## REQUIRED WORK
Write out the full listing exactly as given, minus the images.

## MATERIAL PROVIDED
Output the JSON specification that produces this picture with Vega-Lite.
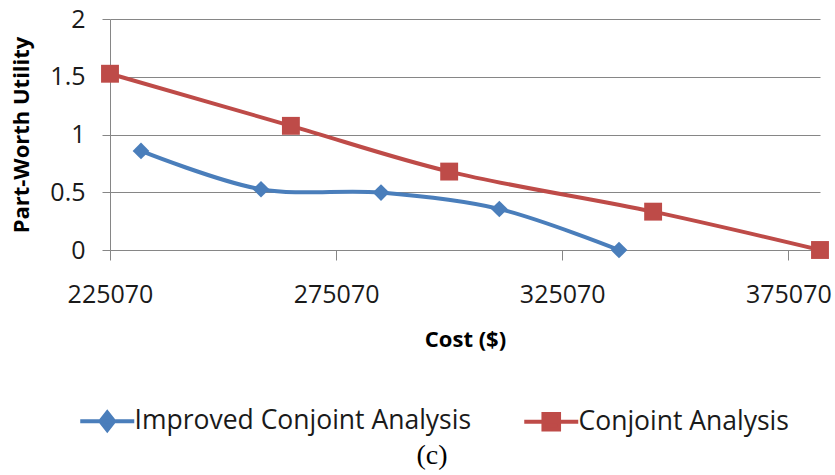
{
  "$schema": "https://vega.github.io/schema/vega-lite/v6.json",
  "autosize": {"type": "none"},
  "padding": {"left": 110, "top": 19, "right": 15, "bottom": 225},
  "width": 710,
  "height": 231,
  "background": "white",
  "title": {
    "text": "(c)",
    "orient": "bottom",
    "anchor": "middle",
    "dx": -33,
    "font": "Liberation Serif",
    "fontSize": 28,
    "fontWeight": "normal",
    "color": "#000000",
    "offset": 4
  },
  "data": {
    "values": [
      {"series": "Improved Conjoint Analysis", "cost": 231925, "utility": 0.858},
      {"series": "Improved Conjoint Analysis", "cost": 258460, "utility": 0.526},
      {"series": "Improved Conjoint Analysis", "cost": 285000, "utility": 0.497},
      {"series": "Improved Conjoint Analysis", "cost": 311160, "utility": 0.355},
      {"series": "Improved Conjoint Analysis", "cost": 337630, "utility": 0},
      {"series": "Conjoint Analysis", "cost": 225070, "utility": 1.526},
      {"series": "Conjoint Analysis", "cost": 265070, "utility": 1.075},
      {"series": "Conjoint Analysis", "cost": 300070, "utility": 0.679},
      {"series": "Conjoint Analysis", "cost": 345170, "utility": 0.332},
      {"series": "Conjoint Analysis", "cost": 382070, "utility": 0}
    ]
  },
  "encoding": {
    "x": {
      "field": "cost",
      "type": "quantitative",
      "scale": {"domain": [225070, 382070], "nice": false, "zero": false},
      "axis": {
        "title": "Cost ($)",
        "values": [225070, 275070, 325070, 375070],
        "format": "d",
        "grid": false,
        "domainColor": "#868686",
        "tickColor": "#868686",
        "tickSize": 10,
        "labelFont": "Open Sans",
        "labelFontSize": 25,
        "labelColor": "#1a1a1a",
        "labelPadding": 22,
        "labelFlush": false,
        "titleFont": "Open Sans",
        "titleFontSize": 22,
        "titleFontWeight": "bold",
        "titleColor": "#000000",
        "titlePadding": 22
      }
    },
    "y": {
      "field": "utility",
      "type": "quantitative",
      "scale": {"domain": [0, 2], "nice": false},
      "axis": {
        "title": "Part-Worth Utility",
        "values": [0, 0.5, 1, 1.5, 2],
        "format": "~g",
        "grid": true,
        "gridColor": "#868686",
        "gridWidth": 1,
        "domainColor": "#868686",
        "tickColor": "#868686",
        "tickSize": 8,
        "labelFont": "Open Sans",
        "labelFontSize": 25,
        "labelColor": "#1a1a1a",
        "labelPadding": 17,
        "labelFlush": false,
        "titleFont": "Open Sans",
        "titleFontSize": 22,
        "titleFontWeight": "bold",
        "titleColor": "#000000",
        "titlePadding": 16
      }
    }
  },
  "layer": [
    {
      "mark": {"type": "line", "strokeWidth": 4, "interpolate": "catmull-rom"},
      "encoding": {
        "color": {
          "field": "series",
          "type": "nominal",
          "scale": {
            "domain": ["Improved Conjoint Analysis", "Conjoint Analysis"],
            "range": ["#4A7EBB", "#BE4B48"]
          },
          "legend": null
        }
      }
    },
    {
      "mark": {"type": "point", "filled": true, "opacity": 1},
      "encoding": {
        "shape": {
          "field": "series",
          "type": "nominal",
          "scale": {
            "domain": ["Improved Conjoint Analysis", "Conjoint Analysis"],
            "range": ["diamond", "square"]
          },
          "legend": null
        },
        "size": {
          "field": "series",
          "type": "nominal",
          "scale": {
            "domain": ["Improved Conjoint Analysis", "Conjoint Analysis"],
            "range": [280, 320]
          },
          "legend": null
        },
        "color": {
          "field": "series",
          "type": "nominal",
          "scale": {
            "domain": ["Improved Conjoint Analysis", "Conjoint Analysis"],
            "range": ["#4A7EBB", "#BE4B48"]
          },
          "legend": {
            "title": null,
            "orient": "none",
            "direction": "horizontal",
            "legendX": -16,
            "legendY": 389,
            "symbolSize": 144,
            "symbolStrokeWidth": 4,
            "symbolOpacity": 1,
            "labelFont": "Open Sans",
            "labelFontSize": 26.5,
            "labelColor": "#1a1a1a",
            "labelOffset": 14,
            "labelLimit": 500,
            "columnPadding": 44,
            "encode": {
              "symbols": {
                "update": {
                  "shape": {"signal": "datum.value === 'Conjoint Analysis' ? 'M-4.5,0H4.5M-1.3,-1.3H1.3V1.3H-1.3Z' : 'M-4.5,0H4.5M0,-1.45L1.15,0L0,1.45L-1.15,0Z'"},
                  "stroke": {"scale": "color", "field": "value"},
                  "strokeWidth": {"value": 4}
                }
              }
            }
          }
        }
      }
    }
  ],
  "resolve": {"legend": {"color": "independent"}},
  "config": {
    "view": {"stroke": null}
  }
}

## RESPONSE
Output the JSON specification that produces this picture with Vega-Lite.
{
  "$schema": "https://vega.github.io/schema/vega-lite/v6.json",
  "autosize": {"type": "none"},
  "padding": {"left": 110, "top": 19, "right": 15, "bottom": 225},
  "width": 710,
  "height": 231,
  "background": "white",
  "title": {
    "text": "(c)",
    "orient": "bottom",
    "anchor": "middle",
    "dx": -33,
    "font": "Liberation Serif",
    "fontSize": 28,
    "fontWeight": "normal",
    "color": "#000000",
    "offset": 4
  },
  "data": {
    "values": [
      {"series": "Improved Conjoint Analysis", "cost": 231925, "utility": 0.858},
      {"series": "Improved Conjoint Analysis", "cost": 258460, "utility": 0.526},
      {"series": "Improved Conjoint Analysis", "cost": 285000, "utility": 0.497},
      {"series": "Improved Conjoint Analysis", "cost": 311160, "utility": 0.355},
      {"series": "Improved Conjoint Analysis", "cost": 337630, "utility": 0},
      {"series": "Conjoint Analysis", "cost": 225070, "utility": 1.526},
      {"series": "Conjoint Analysis", "cost": 265070, "utility": 1.075},
      {"series": "Conjoint Analysis", "cost": 300070, "utility": 0.679},
      {"series": "Conjoint Analysis", "cost": 345170, "utility": 0.332},
      {"series": "Conjoint Analysis", "cost": 382070, "utility": 0}
    ]
  },
  "encoding": {
    "x": {
      "field": "cost",
      "type": "quantitative",
      "scale": {"domain": [225070, 382070], "nice": false, "zero": false},
      "axis": {
        "title": "Cost ($)",
        "values": [225070, 275070, 325070, 375070],
        "format": "d",
        "grid": false,
        "domainColor": "#868686",
        "tickColor": "#868686",
        "tickSize": 10,
        "labelFont": "Open Sans",
        "labelFontSize": 25,
        "labelColor": "#1a1a1a",
        "labelPadding": 22,
        "labelFlush": false,
        "titleFont": "Open Sans",
        "titleFontSize": 22,
        "titleFontWeight": "bold",
        "titleColor": "#000000",
        "titlePadding": 22
      }
    },
    "y": {
      "field": "utility",
      "type": "quantitative",
      "scale": {"domain": [0, 2], "nice": false},
      "axis": {
        "title": "Part-Worth Utility",
        "values": [0, 0.5, 1, 1.5, 2],
        "format": "~g",
        "grid": true,
        "gridColor": "#868686",
        "gridWidth": 1,
        "domainColor": "#868686",
        "tickColor": "#868686",
        "tickSize": 8,
        "labelFont": "Open Sans",
        "labelFontSize": 25,
        "labelColor": "#1a1a1a",
        "labelPadding": 17,
        "labelFlush": false,
        "titleFont": "Open Sans",
        "titleFontSize": 22,
        "titleFontWeight": "bold",
        "titleColor": "#000000",
        "titlePadding": 16
      }
    }
  },
  "layer": [
    {
      "mark": {"type": "line", "strokeWidth": 4, "interpolate": "catmull-rom"},
      "encoding": {
        "color": {
          "field": "series",
          "type": "nominal",
          "scale": {
            "domain": ["Improved Conjoint Analysis", "Conjoint Analysis"],
            "range": ["#4A7EBB", "#BE4B48"]
          },
          "legend": null
        }
      }
    },
    {
      "mark": {"type": "point", "filled": true, "opacity": 1},
      "encoding": {
        "shape": {
          "field": "series",
          "type": "nominal",
          "scale": {
            "domain": ["Improved Conjoint Analysis", "Conjoint Analysis"],
            "range": ["diamond", "square"]
          },
          "legend": null
        },
        "size": {
          "field": "series",
          "type": "nominal",
          "scale": {
            "domain": ["Improved Conjoint Analysis", "Conjoint Analysis"],
            "range": [280, 320]
          },
          "legend": null
        },
        "color": {
          "field": "series",
          "type": "nominal",
          "scale": {
            "domain": ["Improved Conjoint Analysis", "Conjoint Analysis"],
            "range": ["#4A7EBB", "#BE4B48"]
          },
          "legend": {
            "title": null,
            "orient": "none",
            "direction": "horizontal",
            "legendX": -16,
            "legendY": 389,
            "symbolSize": 144,
            "symbolStrokeWidth": 4,
            "symbolOpacity": 1,
            "labelFont": "Open Sans",
            "labelFontSize": 26.5,
            "labelColor": "#1a1a1a",
            "labelOffset": 14,
            "labelLimit": 500,
            "columnPadding": 44,
            "encode": {
              "symbols": {
                "update": {
                  "shape": {"signal": "datum.value === 'Conjoint Analysis' ? 'M-4.5,0H4.5M-1.3,-1.3H1.3V1.3H-1.3Z' : 'M-4.5,0H4.5M0,-1.45L1.15,0L0,1.45L-1.15,0Z'"},
                  "stroke": {"scale": "color", "field": "value"},
                  "strokeWidth": {"value": 4}
                }
              }
            }
          }
        }
      }
    }
  ],
  "resolve": {"legend": {"color": "independent"}},
  "config": {
    "view": {"stroke": null}
  }
}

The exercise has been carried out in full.